Exercise materials:
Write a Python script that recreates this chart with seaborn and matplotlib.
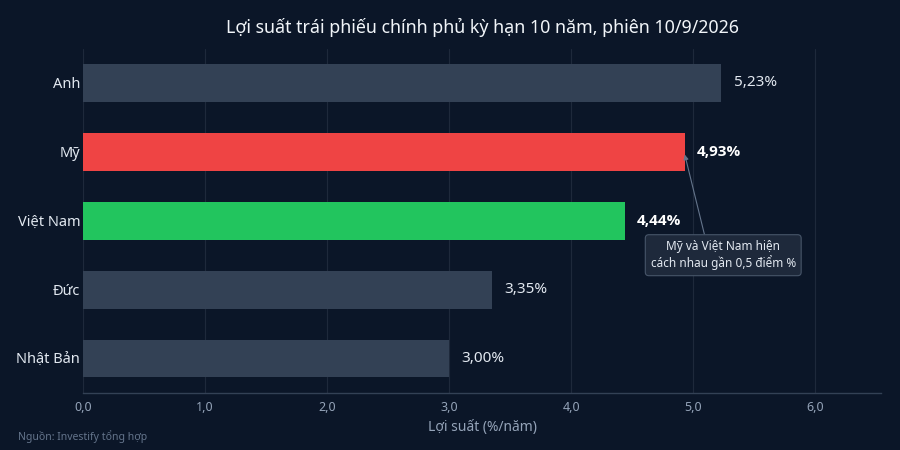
import matplotlib
matplotlib.use("Agg")
import matplotlib.pyplot as plt
import seaborn as sns
import pandas as pd

countries = ["Anh", "Mỹ", "Việt Nam", "Đức", "Nhật Bản"]
yields = [5.23, 4.93, 4.44, 3.35, 3.00]
bar_colors = ["#334155", "#ef4444", "#22c55e", "#334155", "#334155"]
bold_flags = [False, True, True, False, False]
x_ticks = [0, 1, 2, 3, 4, 5, 6]
x_tick_labels = ["0,0", "1,0", "2,0", "3,0", "4,0", "5,0", "6,0"]
title = "Lợi suất trái phiếu chính phủ kỳ hạn 10 năm, phiên 10/9/2026"
x_label = "Lợi suất (%/năm)"
source = "Nguồn: Investify tổng hợp"
note = "Mỹ và Việt Nam hiện\ncách nhau gần 0,5 điểm %"

BG = "#0b1628"
sns.set_theme(style="dark")
plt.rcParams["font.family"] = ["Noto Sans", "DejaVu Sans"]

df = pd.DataFrame({"country": countries, "yield": yields})

fig = plt.figure(figsize=(9, 4.5), dpi=100, facecolor=BG)
ax = fig.add_axes([83 / 900, 1 - 393 / 450, (881 - 83) / 900, (393 - 48.5) / 450])
ax.set_facecolor(BG)

sns.barplot(data=df, x="yield", y="country", hue="country", palette=bar_colors,
            legend=False, width=0.55, ax=ax, saturation=1, zorder=3,
            linewidth=0, edgecolor="none")

ax.set_xlim(0, 5.23 * 1.25)
ax.set_ylim(4.5, -0.5)
ax.set_xticks(x_ticks)
ax.set_xticklabels(x_tick_labels, color="#94a3b8", fontsize=9)
ax.tick_params(axis="x", length=0, pad=6)
ax.tick_params(axis="y", length=0, pad=2, labelsize=10.5, labelcolor="#e2e8f0")
ax.grid(axis="x", color="#1e293b", linewidth=0.8, zorder=0)
ax.grid(axis="y", visible=False)
for s in ["top", "right", "left"]:
    ax.spines[s].set_visible(False)
ax.spines["bottom"].set_color("#334155")
ax.spines["bottom"].set_linewidth(1)
ax.set_ylabel("")
ax.set_xlabel(x_label, color="#94a3b8", fontsize=10, labelpad=4)

for i, (v, b) in enumerate(zip(yields, bold_flags)):
    ax.text(v + 0.1, i, f"{v:.2f}".replace(".", ",") + "%", va="center", ha="left",
            fontsize=11, color="#ffffff" if b else "#e2e8f0",
            fontweight="bold" if b else "normal",
            family=["Open Sans", "DejaVu Sans"] if b else ["Noto Sans", "DejaVu Sans"],
            zorder=5)

ax.annotate(note, xy=(yields[1], 1.04), xytext=(5.245, 2.5),
            ha="center", va="center", fontsize=8.5, color="#e2e8f0",
            bbox=dict(boxstyle="round,pad=0.45,rounding_size=0.3", fc="#1e293b",
                      ec="#475569", lw=0.8),
            arrowprops=dict(arrowstyle="-|>", color="#64748b", lw=0.8,
                            mutation_scale=7, shrinkA=0, shrinkB=0,
                            relpos=(0.38, 1.0)),
            zorder=6)

fig.text(482 / 900, 1 - 27 / 450, title, ha="center", va="center", fontsize=12.8, color="#f1f5f9")
fig.text(18 / 900, 1 - 437 / 450, source, ha="left", va="center", fontsize=7.5, color="#64748b")

fig.savefig("out.png", dpi=100, facecolor=BG)
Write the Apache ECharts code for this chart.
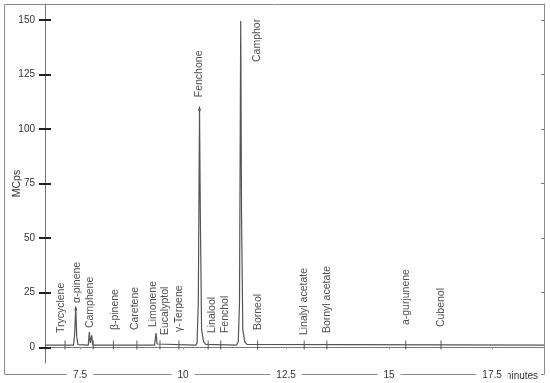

What the task requires: Each entry shown above must be quoted exactly, with its pictures left out.

Reply to the task:
Write a Python script that recreates this chart with seaborn and matplotlib.
import matplotlib
matplotlib.use("Agg")
import matplotlib.pyplot as plt
import seaborn as sns
import pandas as pd

countries = ["Anh", "Mỹ", "Việt Nam", "Đức", "Nhật Bản"]
yields = [5.23, 4.93, 4.44, 3.35, 3.00]
bar_colors = ["#334155", "#ef4444", "#22c55e", "#334155", "#334155"]
bold_flags = [False, True, True, False, False]
x_ticks = [0, 1, 2, 3, 4, 5, 6]
x_tick_labels = ["0,0", "1,0", "2,0", "3,0", "4,0", "5,0", "6,0"]
title = "Lợi suất trái phiếu chính phủ kỳ hạn 10 năm, phiên 10/9/2026"
x_label = "Lợi suất (%/năm)"
source = "Nguồn: Investify tổng hợp"
note = "Mỹ và Việt Nam hiện\ncách nhau gần 0,5 điểm %"

BG = "#0b1628"
sns.set_theme(style="dark")
plt.rcParams["font.family"] = ["Noto Sans", "DejaVu Sans"]

df = pd.DataFrame({"country": countries, "yield": yields})

fig = plt.figure(figsize=(9, 4.5), dpi=100, facecolor=BG)
ax = fig.add_axes([83 / 900, 1 - 393 / 450, (881 - 83) / 900, (393 - 48.5) / 450])
ax.set_facecolor(BG)

sns.barplot(data=df, x="yield", y="country", hue="country", palette=bar_colors,
            legend=False, width=0.55, ax=ax, saturation=1, zorder=3,
            linewidth=0, edgecolor="none")

ax.set_xlim(0, 5.23 * 1.25)
ax.set_ylim(4.5, -0.5)
ax.set_xticks(x_ticks)
ax.set_xticklabels(x_tick_labels, color="#94a3b8", fontsize=9)
ax.tick_params(axis="x", length=0, pad=6)
ax.tick_params(axis="y", length=0, pad=2, labelsize=10.5, labelcolor="#e2e8f0")
ax.grid(axis="x", color="#1e293b", linewidth=0.8, zorder=0)
ax.grid(axis="y", visible=False)
for s in ["top", "right", "left"]:
    ax.spines[s].set_visible(False)
ax.spines["bottom"].set_color("#334155")
ax.spines["bottom"].set_linewidth(1)
ax.set_ylabel("")
ax.set_xlabel(x_label, color="#94a3b8", fontsize=10, labelpad=4)

for i, (v, b) in enumerate(zip(yields, bold_flags)):
    ax.text(v + 0.1, i, f"{v:.2f}".replace(".", ",") + "%", va="center", ha="left",
            fontsize=11, color="#ffffff" if b else "#e2e8f0",
            fontweight="bold" if b else "normal",
            family=["Open Sans", "DejaVu Sans"] if b else ["Noto Sans", "DejaVu Sans"],
            zorder=5)

ax.annotate(note, xy=(yields[1], 1.04), xytext=(5.245, 2.5),
            ha="center", va="center", fontsize=8.5, color="#e2e8f0",
            bbox=dict(boxstyle="round,pad=0.45,rounding_size=0.3", fc="#1e293b",
                      ec="#475569", lw=0.8),
            arrowprops=dict(arrowstyle="-|>", color="#64748b", lw=0.8,
                            mutation_scale=7, shrinkA=0, shrinkB=0,
                            relpos=(0.38, 1.0)),
            zorder=6)

fig.text(482 / 900, 1 - 27 / 450, title, ha="center", va="center", fontsize=12.8, color="#f1f5f9")
fig.text(18 / 900, 1 - 437 / 450, source, ha="left", va="center", fontsize=7.5, color="#64748b")

fig.savefig("out.png", dpi=100, facecolor=BG)
Write the Apache ECharts code for this chart.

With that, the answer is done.